» Challenge
Transcribe the material exactly. Images do not belong in the copy.

» Supplied material

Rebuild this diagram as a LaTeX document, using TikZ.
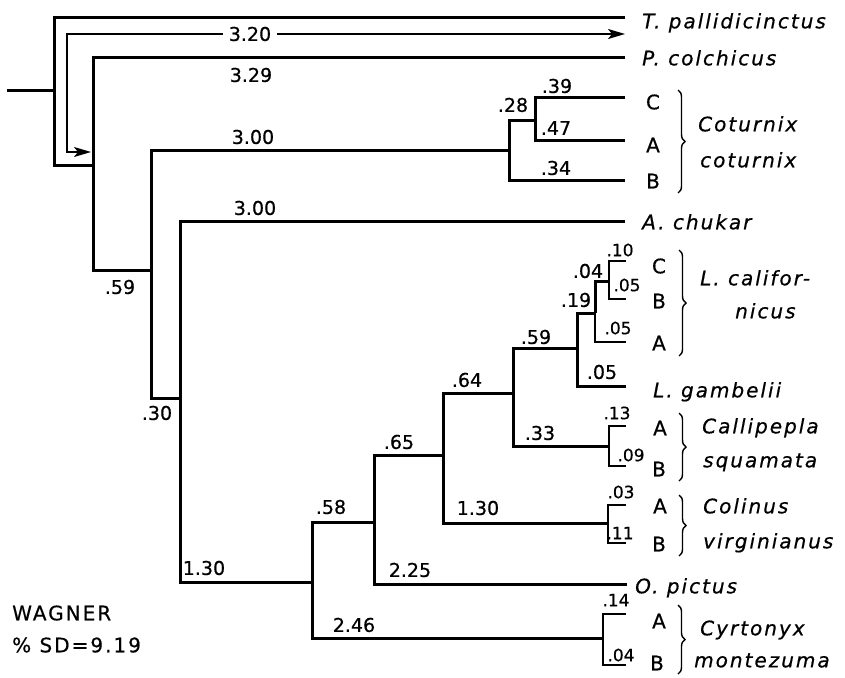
\documentclass[tikz,border=0pt]{standalone}
\usepackage{fontspec}
\setmainfont{DejaVu Sans}[FakeBold=0.6]
\newfontfamily\spfont{DejaVu Sans}[LetterSpace=10,FakeBold=0.6]
\usetikzlibrary{arrows.meta,decorations.pathreplacing}
\begin{document}
\begin{tikzpicture}[x=1pt,y=-1pt,
  br/.style={line width=3pt, line join=miter},
  tw/.style={line width=2.2pt, line join=miter},
  num/.style={font=\fontsize{19}{20}\selectfont, inner sep=0pt, text height=13.8pt, text depth=0pt},
  snum/.style={font=\fontsize{17}{18}\selectfont, inner sep=0pt, text height=12.4pt, text depth=0pt},
  sp/.style={font=\fontsize{20}{22}\selectfont\spfont\itshape, inner sep=0pt, anchor=west, text height=14.6pt, text depth=0pt},
  leaf/.style={font=\fontsize{20}{22}\selectfont\spfont, inner sep=0pt, text height=14.6pt, text depth=0pt},
  brc/.style={decorate, decoration={brace, amplitude=7pt}, line width=1.4pt}]
\useasboundingbox (0,0) rectangle (845,677);
% junctions and leaf ends
\coordinate (root) at (7,90);
\coordinate (n1) at (54,90);
\coordinate (tp) at (625,18);
\coordinate (n2) at (93,165);
\coordinate (pc) at (625,58);
\coordinate (n3) at (151,270);
\coordinate (c0) at (509,150);
\coordinate (c1) at (535,120);
\coordinate (cC) at (625,97);
\coordinate (cA) at (625,140);
\coordinate (cB) at (625,180);
\coordinate (n4) at (180,398);
\coordinate (ak) at (625,221);
\coordinate (n5) at (312,582);
\coordinate (n6) at (374,522);
\coordinate (op) at (627,584);
\coordinate (n7) at (443,455);
\coordinate (n8) at (513,393);
\coordinate (n9) at (577,348);
\coordinate (lg) at (626,386);
\coordinate (n10) at (595,313);
\coordinate (lA) at (626,342);
\coordinate (n11) at (609,281);
\coordinate (lC) at (626,261);
\coordinate (lB) at (626,299);
\coordinate (cs) at (609,446);
\coordinate (csA) at (626,426);
\coordinate (csB) at (626,466);
\coordinate (cv) at (608,523);
\coordinate (cvA) at (626,505);
\coordinate (cvB) at (626,543);
\coordinate (cm) at (603,638);
\coordinate (cmA) at (626,614);
\coordinate (cmB) at (626,665);
% branches
\draw[br] (root) -- (n1);
\draw[br] (n1) |- (tp);  \draw[br] (n1) |- (n2);
\draw[br] (n2) |- (pc);  \draw[br] (n2) |- (n3);
\draw[br] (n3) |- (c0);  \draw[br] (n3) |- (n4);
\draw[br] (c0) |- (c1);  \draw[br] (c0) |- (cB);
\draw[br] (c1) |- (cC);  \draw[br] (c1) |- (cA);
\draw[br] (n4) |- (ak);  \draw[br] (n4) |- (n5);
\draw[br] (n5) |- (n6);  \draw[br] (n5) |- (cm);
\draw[br] (n6) |- (n7);  \draw[br] (n6) |- (op);
\draw[br] (n7) |- (n8);  \draw[br] (n7) |- (cv);
\draw[br] (n8) |- (n9);  \draw[br] (n8) |- (cs);
\draw[br] (n9) |- (n10); \draw[br] (n9) |- (lg);
\draw[br] (n10) |- (n11); \draw[tw] (n10) |- (lA);
\draw[tw] (n11) |- (lC); \draw[tw] (n11) |- (lB);
\draw[tw] (cs) |- (csA); \draw[tw] (cs) |- (csB);
\draw[tw] (cv) |- (cvA); \draw[tw] (cv) |- (cvB);
\draw[tw] (cm) |- (cmA); \draw[tw] (cm) |- (cmB);
% arrow
\coordinate (a1) at (625,34);
\coordinate (a2) at (67,34);
\coordinate (a3) at (67,152);
\coordinate (a4) at (91,152);
\draw[line width=1.6pt, {Stealth[length=17pt,width=10pt,inset=4pt]}-{Stealth[length=17pt,width=10pt,inset=4pt]}] (a1) -- (a2) -- (a3) -- (a4);
% branch lengths
\node[num, fill=white, inner xsep=6pt] (l320) at (250,34) {3.20};
\node[num] (l329) at (251,75) {3.29};
\node[num] (l300a) at (253,137) {3.00};
\node[num] (l28) at (513,105) {.28};
\node[num] (l39) at (557,86) {.39};
\node[num] (l47) at (556,128) {.47};
\node[num] (l34) at (556,168) {.34};
\node[num] (l300b) at (255,208) {3.00};
\node[num] (l59a) at (120,287) {.59};
\node[num] (l30) at (157,413) {.30};
\node[num] (l130a) at (204,568) {1.30};
\node[num] (l58) at (331,507) {.58};
\node[num] (l246) at (354,625) {2.46};
\node[num] (l65) at (399,442) {.65};
\node[num] (l225) at (410,570) {2.25};
\node[num] (l64) at (467,380) {.64};
\node[num] (l130b) at (478,508) {1.30};
\node[num] (l59b) at (536,337) {.59};
\node[num] (l33) at (540,433) {.33};
\node[num] (l19) at (576,300) {.19};
\node[num] (l04a) at (588,271) {.04};
\node[snum] (l10) at (620,250) {.10};
\node[snum] (l05a) at (627,285) {.05};
\node[snum] (l05b) at (618,328) {.05};
\node[num] (l05c) at (602,372) {.05};
\node[snum] (l13) at (617,413) {.13};
\node[snum] (l09) at (631,455) {.09};
\node[snum] (l03) at (621,492) {.03};
\node[snum] (l11) at (620,533) {.11};
\node[snum] (l14) at (616,600) {.14};
\node[snum] (l04b) at (621,655) {.04};
% leaf letters
\node[leaf] (tC1) at (653,102) {C};
\node[leaf] (tA1) at (653,145) {A};
\node[leaf] (tB1) at (653,181) {B};
\node[leaf] (tC2) at (659,266) {C};
\node[leaf] (tB2) at (659,301) {B};
\node[leaf] (tA2) at (659,343) {A};
\node[leaf] (tA3) at (660,428) {A};
\node[leaf] (tB3) at (659,469) {B};
\node[leaf] (tA4) at (660,506) {A};
\node[leaf] (tB4) at (659,544) {B};
\node[leaf] (tA5) at (659,621) {A};
\node[leaf] (tB5) at (657,663) {B};
% species names
\node[sp] (tpn) at (642,21) {T. pallidicinctus};
\node[sp] (pcn) at (642,58) {P. colchicus};
\node[sp] (cot1) at (698,124) {Coturnix};
\node[sp] (cot2) at (700,160) {coturnix};
\node[sp] (akn) at (642,222) {A. chukar};
\node[sp] (lc1) at (700,278) {L. califor-};
\node[sp] (lc2) at (735,311) {nicus};
\node[sp] (lgn) at (653,390) {L. gambelii};
\node[sp] (cs1) at (702,426) {Callipepla};
\node[sp] (cs2) at (703,460) {squamata};
\node[sp] (cv1) at (703,506) {Colinus};
\node[sp] (cv2) at (703,541) {virginianus};
\node[sp] (opn) at (635,586) {O. pictus};
\node[sp] (cm1) at (700,628) {Cyrtonyx};
\node[sp] (cm2) at (694,660) {montezuma};
% braces
\coordinate (b1t) at (678,90);  \coordinate (b1b) at (678,193);
\coordinate (b2t) at (679,250); \coordinate (b2b) at (679,356);
\coordinate (b3t) at (679,413); \coordinate (b3b) at (679,481);
\coordinate (b4t) at (679,495); \coordinate (b4b) at (679,556);
\coordinate (b5t) at (678,605); \coordinate (b5b) at (678,674);
\draw[brc] (b1t) -- (b1b);
\draw[brc] (b2t) -- (b2b);
\draw[brc] (b3t) -- (b3b);
\draw[brc] (b4t) -- (b4b);
\draw[brc] (b5t) -- (b5b);
% legend
\node[leaf, anchor=west] (wag) at (12,613) {WAGNER};
\node[leaf, anchor=west] (sd) at (12,645) {\% SD=9.19};
\end{tikzpicture}
\end{document}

» Reply to the task
Rebuild this diagram as a LaTeX document, using TikZ.
\documentclass[tikz,border=0pt]{standalone}
\usepackage{fontspec}
\setmainfont{DejaVu Sans}[FakeBold=0.6]
\newfontfamily\spfont{DejaVu Sans}[LetterSpace=10,FakeBold=0.6]
\usetikzlibrary{arrows.meta,decorations.pathreplacing}
\begin{document}
\begin{tikzpicture}[x=1pt,y=-1pt,
  br/.style={line width=3pt, line join=miter},
  tw/.style={line width=2.2pt, line join=miter},
  num/.style={font=\fontsize{19}{20}\selectfont, inner sep=0pt, text height=13.8pt, text depth=0pt},
  snum/.style={font=\fontsize{17}{18}\selectfont, inner sep=0pt, text height=12.4pt, text depth=0pt},
  sp/.style={font=\fontsize{20}{22}\selectfont\spfont\itshape, inner sep=0pt, anchor=west, text height=14.6pt, text depth=0pt},
  leaf/.style={font=\fontsize{20}{22}\selectfont\spfont, inner sep=0pt, text height=14.6pt, text depth=0pt},
  brc/.style={decorate, decoration={brace, amplitude=7pt}, line width=1.4pt}]
\useasboundingbox (0,0) rectangle (845,677);
% junctions and leaf ends
\coordinate (root) at (7,90);
\coordinate (n1) at (54,90);
\coordinate (tp) at (625,18);
\coordinate (n2) at (93,165);
\coordinate (pc) at (625,58);
\coordinate (n3) at (151,270);
\coordinate (c0) at (509,150);
\coordinate (c1) at (535,120);
\coordinate (cC) at (625,97);
\coordinate (cA) at (625,140);
\coordinate (cB) at (625,180);
\coordinate (n4) at (180,398);
\coordinate (ak) at (625,221);
\coordinate (n5) at (312,582);
\coordinate (n6) at (374,522);
\coordinate (op) at (627,584);
\coordinate (n7) at (443,455);
\coordinate (n8) at (513,393);
\coordinate (n9) at (577,348);
\coordinate (lg) at (626,386);
\coordinate (n10) at (595,313);
\coordinate (lA) at (626,342);
\coordinate (n11) at (609,281);
\coordinate (lC) at (626,261);
\coordinate (lB) at (626,299);
\coordinate (cs) at (609,446);
\coordinate (csA) at (626,426);
\coordinate (csB) at (626,466);
\coordinate (cv) at (608,523);
\coordinate (cvA) at (626,505);
\coordinate (cvB) at (626,543);
\coordinate (cm) at (603,638);
\coordinate (cmA) at (626,614);
\coordinate (cmB) at (626,665);
% branches
\draw[br] (root) -- (n1);
\draw[br] (n1) |- (tp);  \draw[br] (n1) |- (n2);
\draw[br] (n2) |- (pc);  \draw[br] (n2) |- (n3);
\draw[br] (n3) |- (c0);  \draw[br] (n3) |- (n4);
\draw[br] (c0) |- (c1);  \draw[br] (c0) |- (cB);
\draw[br] (c1) |- (cC);  \draw[br] (c1) |- (cA);
\draw[br] (n4) |- (ak);  \draw[br] (n4) |- (n5);
\draw[br] (n5) |- (n6);  \draw[br] (n5) |- (cm);
\draw[br] (n6) |- (n7);  \draw[br] (n6) |- (op);
\draw[br] (n7) |- (n8);  \draw[br] (n7) |- (cv);
\draw[br] (n8) |- (n9);  \draw[br] (n8) |- (cs);
\draw[br] (n9) |- (n10); \draw[br] (n9) |- (lg);
\draw[br] (n10) |- (n11); \draw[tw] (n10) |- (lA);
\draw[tw] (n11) |- (lC); \draw[tw] (n11) |- (lB);
\draw[tw] (cs) |- (csA); \draw[tw] (cs) |- (csB);
\draw[tw] (cv) |- (cvA); \draw[tw] (cv) |- (cvB);
\draw[tw] (cm) |- (cmA); \draw[tw] (cm) |- (cmB);
% arrow
\coordinate (a1) at (625,34);
\coordinate (a2) at (67,34);
\coordinate (a3) at (67,152);
\coordinate (a4) at (91,152);
\draw[line width=1.6pt, {Stealth[length=17pt,width=10pt,inset=4pt]}-{Stealth[length=17pt,width=10pt,inset=4pt]}] (a1) -- (a2) -- (a3) -- (a4);
% branch lengths
\node[num, fill=white, inner xsep=6pt] (l320) at (250,34) {3.20};
\node[num] (l329) at (251,75) {3.29};
\node[num] (l300a) at (253,137) {3.00};
\node[num] (l28) at (513,105) {.28};
\node[num] (l39) at (557,86) {.39};
\node[num] (l47) at (556,128) {.47};
\node[num] (l34) at (556,168) {.34};
\node[num] (l300b) at (255,208) {3.00};
\node[num] (l59a) at (120,287) {.59};
\node[num] (l30) at (157,413) {.30};
\node[num] (l130a) at (204,568) {1.30};
\node[num] (l58) at (331,507) {.58};
\node[num] (l246) at (354,625) {2.46};
\node[num] (l65) at (399,442) {.65};
\node[num] (l225) at (410,570) {2.25};
\node[num] (l64) at (467,380) {.64};
\node[num] (l130b) at (478,508) {1.30};
\node[num] (l59b) at (536,337) {.59};
\node[num] (l33) at (540,433) {.33};
\node[num] (l19) at (576,300) {.19};
\node[num] (l04a) at (588,271) {.04};
\node[snum] (l10) at (620,250) {.10};
\node[snum] (l05a) at (627,285) {.05};
\node[snum] (l05b) at (618,328) {.05};
\node[num] (l05c) at (602,372) {.05};
\node[snum] (l13) at (617,413) {.13};
\node[snum] (l09) at (631,455) {.09};
\node[snum] (l03) at (621,492) {.03};
\node[snum] (l11) at (620,533) {.11};
\node[snum] (l14) at (616,600) {.14};
\node[snum] (l04b) at (621,655) {.04};
% leaf letters
\node[leaf] (tC1) at (653,102) {C};
\node[leaf] (tA1) at (653,145) {A};
\node[leaf] (tB1) at (653,181) {B};
\node[leaf] (tC2) at (659,266) {C};
\node[leaf] (tB2) at (659,301) {B};
\node[leaf] (tA2) at (659,343) {A};
\node[leaf] (tA3) at (660,428) {A};
\node[leaf] (tB3) at (659,469) {B};
\node[leaf] (tA4) at (660,506) {A};
\node[leaf] (tB4) at (659,544) {B};
\node[leaf] (tA5) at (659,621) {A};
\node[leaf] (tB5) at (657,663) {B};
% species names
\node[sp] (tpn) at (642,21) {T. pallidicinctus};
\node[sp] (pcn) at (642,58) {P. colchicus};
\node[sp] (cot1) at (698,124) {Coturnix};
\node[sp] (cot2) at (700,160) {coturnix};
\node[sp] (akn) at (642,222) {A. chukar};
\node[sp] (lc1) at (700,278) {L. califor-};
\node[sp] (lc2) at (735,311) {nicus};
\node[sp] (lgn) at (653,390) {L. gambelii};
\node[sp] (cs1) at (702,426) {Callipepla};
\node[sp] (cs2) at (703,460) {squamata};
\node[sp] (cv1) at (703,506) {Colinus};
\node[sp] (cv2) at (703,541) {virginianus};
\node[sp] (opn) at (635,586) {O. pictus};
\node[sp] (cm1) at (700,628) {Cyrtonyx};
\node[sp] (cm2) at (694,660) {montezuma};
% braces
\coordinate (b1t) at (678,90);  \coordinate (b1b) at (678,193);
\coordinate (b2t) at (679,250); \coordinate (b2b) at (679,356);
\coordinate (b3t) at (679,413); \coordinate (b3b) at (679,481);
\coordinate (b4t) at (679,495); \coordinate (b4b) at (679,556);
\coordinate (b5t) at (678,605); \coordinate (b5b) at (678,674);
\draw[brc] (b1t) -- (b1b);
\draw[brc] (b2t) -- (b2b);
\draw[brc] (b3t) -- (b3b);
\draw[brc] (b4t) -- (b4b);
\draw[brc] (b5t) -- (b5b);
% legend
\node[leaf, anchor=west] (wag) at (12,613) {WAGNER};
\node[leaf, anchor=west] (sd) at (12,645) {\% SD=9.19};
\end{tikzpicture}
\end{document}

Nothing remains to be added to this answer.